So, I have a quick question.
I wanted to make sure things are safe once I got the new caps in, so I thought I would make sure there was no bias adjustments needed.

The YBA-3 Schematic says to adjust the 10kL trimpot to allow 8VDC drop across the 1K 20W Screen Resister. Right now (before changing anything), it reads at 10.5VDC drop. Adjusting to 8 VDC drop really seems to make little or no difference in tone or volume. I imagine the state it is in already is safe, if it has been running on all original parts/tubes for about 44 years, but I'm a bit confused... which is actually safer for the tubes/circuit, a larger or a smaller voltage drop across that screen resister?


----------



## bcmatt (Aug 25, 2007)

Finished the Cap-Exchange. All the old ones were Mallory, and all the new ones are easily noticed because they are all black... JJ cap cans, F&T, and Sprague.
Before:









After:

















So,
Switching caps did seem to alter the voltage drop across that 20W 1K Screen Resister, so I went with what Pete Traynor's Schematic suggests and set it to about -8VDC, by turning the trimpot pretty much all the way to the left... Any thoughts on whether this is fine?


----------



## loudtubeamps (Feb 2, 2012)

Thanks for the trannie info bcmatt.
Without getting into alot of detail, with regard to your bias concern: if you are comfortable with the high voltage stuff going on in your amp, the only way that I know for sure what the tubes are doing is to measure what they are drawing at idle.
This method is commly referred to as the "Transformer Shunt" method.
I have been using this method since I got into this stuff. Again, this is my preference and I do not recommend it unless you are comfortable and careful with high voltage. It is a quick and accurate way to measure what your tubes are doing.
The amps I make are fitted with a 10% -1 ohm cathode resistor and separate bias trim pots on the fixed bias supply and is a much safer way to go when you are making amps for the consumer.
Here is a link to detailed info on both methods.
Bias FAQ
cheers and thanks again. Doug


----------



## bcmatt (Aug 25, 2007)

Thanks Doug,
I usually use the Cathode resister method mentioned in the article you included with 1 ohm resisters. I guess I was feeling too lazy to install some on this one, since Traynor's schematic seemed to be suggesting a much simpler process. I would think that I should be wary of any method not requiring me to measure plate voltage, but these are the original tubes as well, and if they have been fine these last 44 years... I'm thinking I shouldn't be too concerned because the assumptions made about them back then should still apply when only the caps are updated... I've heard these old Traynors are designed well in a way that is not too hard on tubes (as this amp seems to be an example of)...
But, I've heard that new production tubes are not nearly as rugged as ones from those days... so should I need to replace these, I think I'm in for a whole new ball-game and more careful measurements... Thoughts? 
Of course, thus far in this whole process, I have not thought through exactly how a tube works with any understanding and applied it to the biasing of this amp.... It would be a good exercise... but I am feeling lazy...


----------



## jb welder (Sep 14, 2010)

Matt: Screen current increases along with cathode current, but is much less. So more screen current will give a larger voltage drop across the resistor, indicating hotter bias. Your 10V across the resistor means it was biased hotter than the factory 8 volts.
Back when these amps were in production, the tube tolerances were probably tight enough that you could get away with biasing according to screen current.
For best results with modern tubes, I would recommend using cathode current measurement. (Or shunt method or plate current if you play real safe.)


----------



## bcmatt (Aug 25, 2007)

jb welder said:


> Matt: Screen current increases along with cathode current, but is much less. So more screen current will give a larger voltage drop across the resistor, indicating hotter bias. Your 10V across the resistor means it was biased hotter than the factory 8 volts.
> Back when these amps were in production, the tube tolerances were probably tight enough that you could get away with biasing according to screen current.
> For best results with modern tubes, I would recommend using cathode current measurement. (Or shunt method or plate current if you play real safe.)
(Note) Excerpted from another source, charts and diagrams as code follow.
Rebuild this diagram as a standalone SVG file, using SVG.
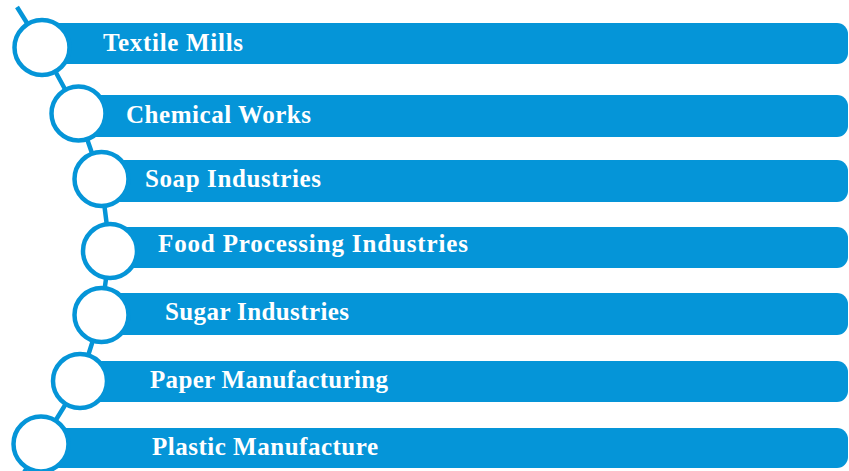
<svg xmlns="http://www.w3.org/2000/svg" width="849" height="471" viewBox="0 0 849 471">
<style>
.bar{fill:#0595d8}
.dot{fill:#fff;stroke:#0595d8;stroke-width:4.5}
.lbl{font-family:"Liberation Serif","Times New Roman",serif;font-weight:bold;font-size:25px;fill:#fff}
.link{fill:none;stroke:#0595d8;stroke-width:4.5;stroke-linejoin:round;stroke-linecap:butt}
</style>
<rect width="849" height="471" fill="#fff"/>
<g id="connectors">
<path class="link" d="M17,7 L42,47 L78,113 L101,179 L110,250 L101,315 L80,381 L41,444 L22,476"/>
</g>
<g id="n1"><rect class="bar" x="45" y="23" width="803" height="41" rx="11"/><circle class="dot" cx="42" cy="47.5" r="27.5"/><text class="lbl" x="103" y="51" textLength="140" lengthAdjust="spacing">Textile Mills</text></g>
<g id="n2"><rect class="bar" x="80" y="95" width="768" height="42" rx="11"/><circle class="dot" cx="78.5" cy="113.5" r="27"/><text class="lbl" x="126" y="123" textLength="185" lengthAdjust="spacing">Chemical Works</text></g>
<g id="n3"><rect class="bar" x="100" y="160" width="748" height="42" rx="11"/><circle class="dot" cx="101.5" cy="179" r="27"/><text class="lbl" x="145" y="187" textLength="176" lengthAdjust="spacing">Soap Industries</text></g>
<g id="n4"><rect class="bar" x="110" y="227" width="738" height="41" rx="11"/><circle class="dot" cx="110" cy="251" r="27"/><text class="lbl" x="158" y="252" textLength="310" lengthAdjust="spacing">Food Processing Industries</text></g>
<g id="n5"><rect class="bar" x="100" y="293" width="748" height="42" rx="11"/><circle class="dot" cx="101.5" cy="315" r="27"/><text class="lbl" x="165" y="320" textLength="184" lengthAdjust="spacing">Sugar Industries</text></g>
<g id="n6"><rect class="bar" x="80" y="361" width="768" height="41" rx="11"/><circle class="dot" cx="80" cy="381" r="27"/><text class="lbl" x="150" y="388" textLength="238" lengthAdjust="spacing">Paper Manufacturing</text></g>
<g id="n7"><rect class="bar" x="42" y="428" width="806" height="40" rx="11"/><circle class="dot" cx="41" cy="444" r="27.5"/><text class="lbl" x="152" y="455" textLength="226" lengthAdjust="spacing">Plastic Manufacture</text></g>
</svg>
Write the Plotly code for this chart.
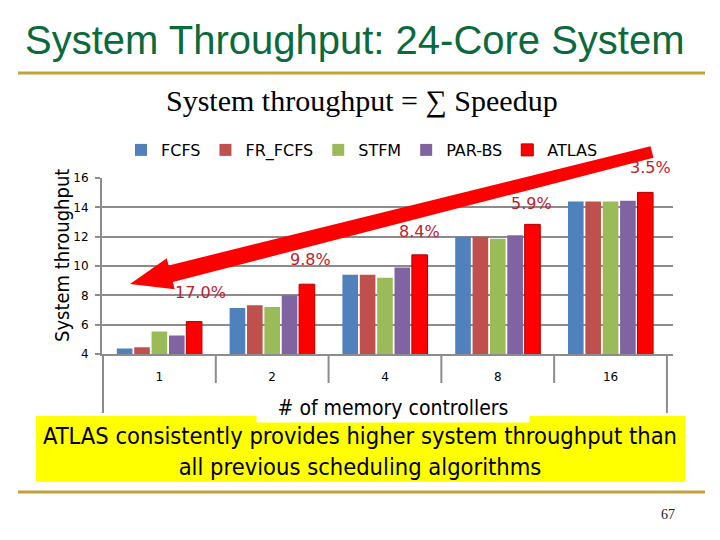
import numpy as np
import plotly.graph_objects as go

# ---------------- data ----------------
categories = ["1", "2", "4", "8", "16"]
series_names = ["FCFS", "FR_FCFS", "STFM", "PAR-BS", "ATLAS"]
fcfs = [4.37, 7.13, 9.40, 12.00, 14.40]
fr_fcfs = [4.46, 7.33, 9.40, 12.00, 14.40]
stfm = [5.54, 7.20, 9.20, 11.86, 14.40]
par_bs = [5.26, 8.00, 9.89, 12.10, 14.45]
atlas = [6.21, 8.76, 10.76, 12.84, 15.02]
gain_labels = ["17.0%", "9.8%", "8.4%", "5.9%", "3.5%"]
y_ticks = [4, 6, 8, 10, 12, 14, 16]

series_values = [fcfs, fr_fcfs, stfm, par_bs, atlas]
colors = ["#4F81BD", "#C0504D", "#9BBB59", "#8064A2", "#FF0000"]
outline = ["rgba(0,0,0,0)"] * 4 + ["#B00000"]

# ---------------- geometry helpers (pixel -> paper) ----------------
PL, PR, PT, PB = 102, 673, 178, 354
W, H = 720, 540


def px(x):
    return (x - PL) / (PR - PL)


def py(y):
    return (PB - y) / (PB - PT)


COND = "DejaVu Sans Condensed, Liberation Sans Narrow, DejaVu Sans, sans-serif"
VERD = "DejaVu Sans, Verdana, sans-serif"

fig = go.Figure()
for name, vals, col, oc in zip(series_names, series_values, colors, outline):
    fig.add_trace(go.Bar(
        x=categories, y=vals, name=name,
        marker=dict(color=col, line=dict(color=oc, width=1 if name == "ATLAS" else 0)),
    ))

shapes = []
# category separators below the axis
n = len(categories)
for i in range(n + 1):
    outer = i in (0, n)
    shapes.append(dict(type="line", xref="x", yref="paper",
                       x0=i - 0.5, x1=i - 0.5, y0=0, y1=py(413 if outer else 383),
                       line=dict(color="#8C8C8C", width=2), layer="above"))

# gold rules
for yy in (73, 492):
    shapes.append(dict(type="line", xref="paper", yref="paper",
                       x0=px(18), x1=px(705), y0=py(yy), y1=py(yy),
                       line=dict(color="#C4A03A", width=3)))

# yellow conclusion box
shapes.append(dict(type="rect", xref="paper", yref="paper",
                   x0=px(36), x1=px(685), y0=py(482), y1=py(416),
                   fillcolor="#FFFF00", line=dict(width=0), layer="above"))

# big red arrow
tail = np.array([652.0, 152.0])
tip = np.array([130.0, 284.0])
d = (tip - tail) / np.linalg.norm(tip - tail)
nrm = np.array([-d[1], d[0]])
base = tip - d * 42
pts = [tail + nrm * 6, base + nrm * 8.5, base + nrm * 16, tip,
       base - nrm * 16, base - nrm * 8.5, tail - nrm * 6]
path = "M " + " L ".join(f"{px(p[0]):.5f},{py(p[1]):.5f}" for p in pts) + " Z"
shapes.append(dict(type="path", xref="paper", yref="paper", path=path,
                   fillcolor="#FF0000", line=dict(width=0), layer="above"))

annotations = []
# title and subtitle
annotations.append(dict(text="System Throughput: 24-Core System", xref="paper", yref="paper",
                        x=px(355), y=py(40), showarrow=False, xanchor="center", yanchor="middle",
                        font=dict(family="Liberation Sans, Arial", size=40, color="#0B6A3B")))
annotations.append(dict(text="System throughput = ∑ Speedup", xref="paper", yref="paper",
                        x=px(362), y=py(101), showarrow=False, xanchor="center", yanchor="middle",
                        font=dict(family="Liberation Serif, Times New Roman", size=30, color="black")))
# improvement labels above ATLAS bars
xshift = [6, 3, 0, -1, 5]
yshift = [29, 25, 23, 21, 25]
for i, lab in enumerate(gain_labels):
    annotations.append(dict(text=lab, xref="x", yref="y", x=i + 0.31, y=atlas[i],
                            xshift=xshift[i], yshift=yshift[i], showarrow=False,
                            xanchor="center", yanchor="middle",
                            font=dict(family=VERD, size=16, color="#C0202A")))
# axis titles
annotations.append(dict(text="System throughput", xref="paper", yref="paper",
                        x=px(62), y=py(256), textangle=-90, showarrow=False,
                        xanchor="center", yanchor="middle",
                        font=dict(family=COND, size=20, color="black")))
annotations.append(dict(text="# of memory controllers", xref="paper", yref="paper",
                        x=px(393), y=py(408), showarrow=False, xanchor="center", yanchor="middle",
                        bgcolor="white", width=270, height=26,
                        font=dict(family=COND, size=21, color="black")))
# conclusion text
annotations.append(dict(text="ATLAS consistently provides higher system throughput than<br>all previous scheduling algorithms",
                        xref="paper", yref="paper", x=px(360), y=py(451), showarrow=False,
                        xanchor="center", yanchor="middle", align="center",
                        font=dict(family=COND, size=23.5, color="black")))
# page number
annotations.append(dict(text="67", xref="paper", yref="paper", x=px(668), y=py(514),
                        showarrow=False, xanchor="center", yanchor="middle",
                        font=dict(family="Liberation Serif, Times New Roman", size=14, color="#222222")))

fig.update_layout(
    width=W, height=H, autosize=False,
    margin=dict(l=PL, r=W - PR, t=PT, b=H - PB),
    paper_bgcolor="white", plot_bgcolor="white",
    barmode="group", bargap=0.23, bargroupgap=0.1,
    showlegend=True,
    legend=dict(orientation="h", x=px(362), xanchor="center", y=py(150), yanchor="middle",
                font=dict(family=VERD, size=16, color="black"), bgcolor="rgba(0,0,0,0)",
                traceorder="normal"),
    shapes=shapes, annotations=annotations,
)
fig.update_yaxes(range=[4, 16], tickvals=y_ticks, showgrid=True, gridcolor="#8C8C8C", gridwidth=2,
                 zeroline=False, showline=True, linecolor="#8C8C8C", linewidth=2,
                 ticks="outside", ticklen=5, tickcolor="#8C8C8C", tickwidth=2,
                 ticklabelstandoff=4,
                 tickfont=dict(family=VERD, size=12, color="black"))
fig.update_xaxes(type="category", showgrid=False, showline=True, linecolor="#8C8C8C", linewidth=2,
                 ticks="outside", ticklen=11, tickcolor="rgba(0,0,0,0)",
                 tickfont=dict(family=VERD, size=12, color="black"))

fig.write_html("out.html")
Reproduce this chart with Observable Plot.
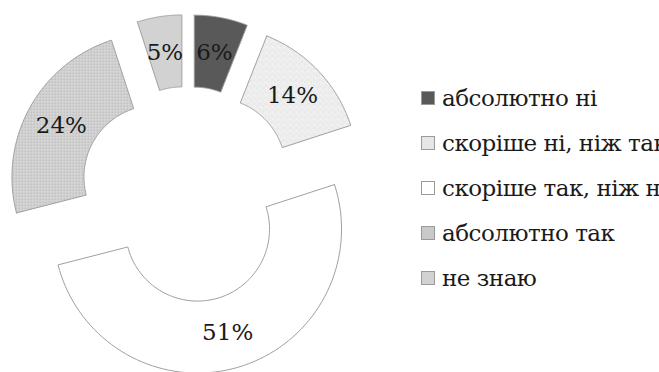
<!DOCTYPE html>
<html><head><meta charset="utf-8">
<script src="https://cdn.jsdelivr.net/npm/d3@7"></script>
<script src="https://cdn.jsdelivr.net/npm/@observablehq/plot@0.6"></script>
<style>
html,body{margin:0;padding:0;background:#fff;overflow:hidden}
#wrap{position:relative;width:659px;height:372px;overflow:hidden}
#legend{position:absolute;left:421px;top:76px;font-family:'DejaVu Serif',serif;font-size:23px;letter-spacing:-0.5px;color:#1a1a1a;white-space:nowrap}
.row{display:flex;align-items:center;height:44.8px}
.sw{width:14px;height:14px;box-sizing:border-box;border:1px solid #9a9a9a;margin-right:7px;flex:none}
</style></head><body><div id="wrap"><div id="legend"></div></div>
<script>
const categories = ["абсолютно ні","скоріше ні, ніж так","скоріше так, ніж ні","абсолютно так","не знаю"];
const values = [6,14,51,24,5];
const labels = ["6%","14%","51%","24%","5%"];

const colors = ["#595959","url(#tex14)","#ffffff","url(#dots24)","#d2d2d2"];
const swatch = ["#595959","#e6e6e6","#ffffff","#c9c9c9","#d2d2d2"];

const R = 1, r = 0.5, explode = 0.25;
const total = d3.sum(values);
const polys = [], texts = [];
let cum = 0;
values.forEach((v, i) => {
  const a0 = cum / total * 2 * Math.PI, a1 = (cum + v) / total * 2 * Math.PI;
  cum += v;
  const am = (a0 + a1) / 2;
  const ox = explode * Math.sin(am), oy = explode * Math.cos(am);
  const n = 80, pts = [];
  for (let k = 0; k <= n; k++) { const t = a0 + (a1 - a0) * k / n; pts.push([ox + R * Math.sin(t), oy + R * Math.cos(t)]); }
  for (let k = n; k >= 0; k--) { const t = a0 + (a1 - a0) * k / n; pts.push([ox + r * Math.sin(t), oy + r * Math.cos(t)]); }
  pts.push(pts[0]);
  pts.forEach(([x, y]) => polys.push({cat: categories[i], x, y}));
  const rm = (R + r) / 2;
  texts.push({cat: categories[i], label: labels[i], x: ox + rm * Math.sin(am), y: oy + rm * Math.cos(am)});
});

const plot = Plot.plot({
  width: 659, height: 372,
  marginTop: 0, marginRight: 0, marginBottom: 0, marginLeft: 0,
  x: {domain: [-187/144, 472/144], axis: null},
  y: {domain: [-178/144, 194/144], axis: null},
  color: {domain: categories, range: colors},
  style: {background: "transparent"},
  marks: [
    Plot.line(polys, {x: "x", y: "y", z: "cat", fill: "cat", stroke: "#a0a0a0", strokeWidth: 1, curve: "linear"}),
    Plot.text(texts, {x: "x", y: "y", text: "label", fontSize: 23, fontFamily: "DejaVu Serif", fill: "#1a1a1a"})
  ]
});

const ns = "http://www.w3.org/2000/svg";
const defs = document.createElementNS(ns, "defs");
defs.innerHTML = `
<pattern id="dots24" width="3" height="3" patternUnits="userSpaceOnUse">
  <rect width="3" height="3" fill="#d9d9d9"/>
  <rect x="0" y="0" width="1.5" height="1.5" fill="#b0b0b0"/>
</pattern>
<pattern id="tex14" width="6" height="6" patternUnits="userSpaceOnUse">
  <rect width="6" height="6" fill="#eeeeee"/>
  <rect x="1" y="1" width="1" height="1" fill="#d6d6d6"/>
  <rect x="4" y="3" width="1" height="1" fill="#dadada"/>
  <rect x="2" y="4" width="1" height="1" fill="#f8f8f8"/>
</pattern>`;
plot.insertBefore(defs, plot.firstChild);
plot.style.position = "absolute";
plot.style.left = "0"; plot.style.top = "0";
document.getElementById("wrap").prepend(plot);

const legend = document.getElementById("legend");
categories.forEach((c, i) => {
  const row = document.createElement("div");
  row.className = "row";
  const sw = document.createElement("span");
  sw.className = "sw";
  sw.style.background = swatch[i];
  const t = document.createElement("span");
  t.textContent = c;
  row.append(sw, t);
  legend.append(row);
});
</script>
</body></html>
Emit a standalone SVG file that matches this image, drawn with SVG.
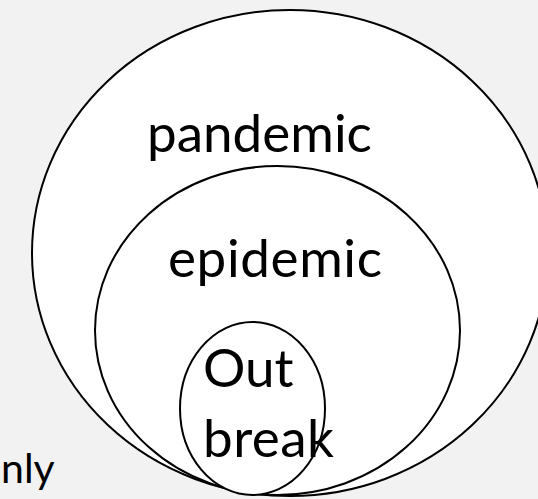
<svg xmlns="http://www.w3.org/2000/svg" width="538" height="499" viewBox="0 0 538 499">
  <style>
    .shape { fill: #ffffff; stroke: #000000; stroke-width: 2; }
    .label { font-family: Lato, "Open Sans", "Liberation Sans", sans-serif; font-size: 53px; fill: #000000; }
    .side { font-family: Lato, "Open Sans", "Liberation Sans", sans-serif; font-size: 41px; fill: #000000; }
  </style>
  <rect x="0" y="0" width="538" height="499" fill="#f2f2f2"/>
  <g id="pandemic">
    <ellipse class="shape" cx="290" cy="253" rx="258" ry="243"/>
    <text class="label" x="147" y="152">pandemic</text>
  </g>
  <g id="epidemic">
    <ellipse class="shape" cx="277.5" cy="330.5" rx="182.5" ry="164.5"/>
    <text class="label" x="168" y="277" textLength="214" lengthAdjust="spacing">epidemic</text>
  </g>
  <g id="outbreak">
    <ellipse class="shape" cx="252.5" cy="408.5" rx="72.5" ry="86.5"/>
    <text class="label" x="203" y="387">Out</text>
    <text class="label" x="203" y="457" textLength="131" lengthAdjust="spacing">break</text>
  </g>
  <g id="side-note">
    <text class="side" x="1" y="483">nly</text>
  </g>
  <g id="connectors"/>
</svg>
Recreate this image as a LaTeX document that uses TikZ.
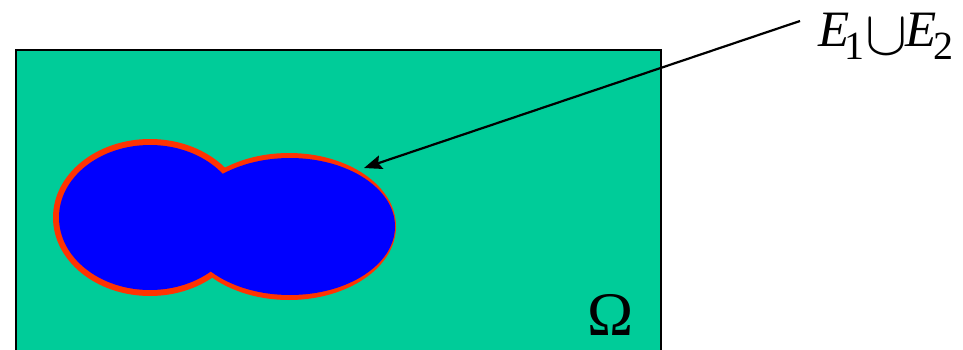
\documentclass[tikz,border=0pt]{standalone}
\usepackage{fontspec}
\setmainfont{Liberation Serif}
\usetikzlibrary{arrows.meta}
\definecolor{omgreen}{HTML}{00CC99}
\definecolor{setblue}{HTML}{0000FF}
\definecolor{setred}{HTML}{FF3300}
\tikzset{
  region/.style={fill=omgreen, draw=black, line width=2pt},
  rim/.style={fill=setred, draw=none},
  core/.style={fill=setblue, draw=none},
  pointer/.style={draw=black, line width=2.2pt, -{Stealth[length=18pt, width=14pt, inset=3pt]}},
  lbl/.style={inner sep=0pt, font=\fontsize{51}{56}\selectfont}
}
\newcommand{\subdig}[1]{\raisebox{-13pt}{\fontsize{40}{44}\selectfont #1}}
\newcommand{\bigcupsym}{\scalebox{6.3}{\fontsize{10}{12}\selectfont$\cup$}}
\begin{document}
\begin{tikzpicture}[x=1pt, y=-1pt]
\useasboundingbox (0,0) rectangle (963,350);
\path[region] (16,50) rectangle (661,360);
% red rims
\path[rim] (150,217.5) ellipse [x radius=97, y radius=78.5];
\path[rim] (289,226.5) ellipse [x radius=107, y radius=73.5];
% blue union
\path[core] (150,217.5) ellipse [x radius=91, y radius=72.5];
\path[core] (290,226.5) ellipse [x radius=105, y radius=68.5];
% labels
\node[lbl, anchor=base west] (e1) at (818,47) {\textit{E}\kern-5pt\subdig{1}};
\node[inner sep=0pt, anchor=center] (cup) at (886,37.5) {\bigcupsym};
\node[lbl, anchor=base west] (e2) at (905,47) {\textit{E}\kern-3pt\subdig{2}};
\node[inner sep=0pt, font=\fontsize{62}{66}\selectfont, anchor=base] (omega) at (610.5,335) {Ω};
% arrow
\coordinate (start) at (800,21);
\coordinate (tip) at (364,168);
\draw[pointer] (start) -- (tip);
\end{tikzpicture}
\end{document}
Thanks very much JB! That's exactly what I was wondering. I appreciate the response.


----------



## WCGill (Mar 27, 2009)

Correct me if I'm wrong but wouldn't a larger voltage drop across the screen resistor limit the screen current more than a smaller voltage drop thus resulting in colder bias?

I don't quite understand screen bias per se. I always use transformer shunt to measure plate dissipation, 70% is my benchmark. Screen dissipation I can understand but like the JB man says, "it ain't what it used to be."


----------



## jb welder (Sep 14, 2010)

WCGill said:


> wouldn't a larger voltage drop across the screen resistor limit the screen current more than a smaller voltage drop thus resulting in colder bias?


With the value of the screen resistor remaining constant, a larger voltage drop across the resistor can only be due to increased screen current. Screen current increases with cathode current so more screen current = bigger voltage drop across screen resistor = hotter bias.
I think what you mentioned would be the result of increasing the value of the screen resistor, but in this case the screen resistor value is constant, we are just using it as a measurement point.


----------



## Wild Bill (May 3, 2006)

The screen resistors don't have enough effect to actually control the bias, WCGILL. They are there to try to offer some protection to keep the screens from burning out under a catastrophic failure. Actually, they tend to protect the power supply if the tube shorts internally.

However, since the screen current will change according to the cathode current it can at least make a good measuring point for the idle current.


----------



## WCGill (Mar 27, 2009)

Actually I thought screen resistors were something you put on your storm door.


----------



## Wild Bill (May 3, 2006)

WCGill said:


> Actually I thought screen resistors were something you put on your storm door.


I should put some on my German Shepherd, Fred! He's hard on screens! :bullbeg:


----------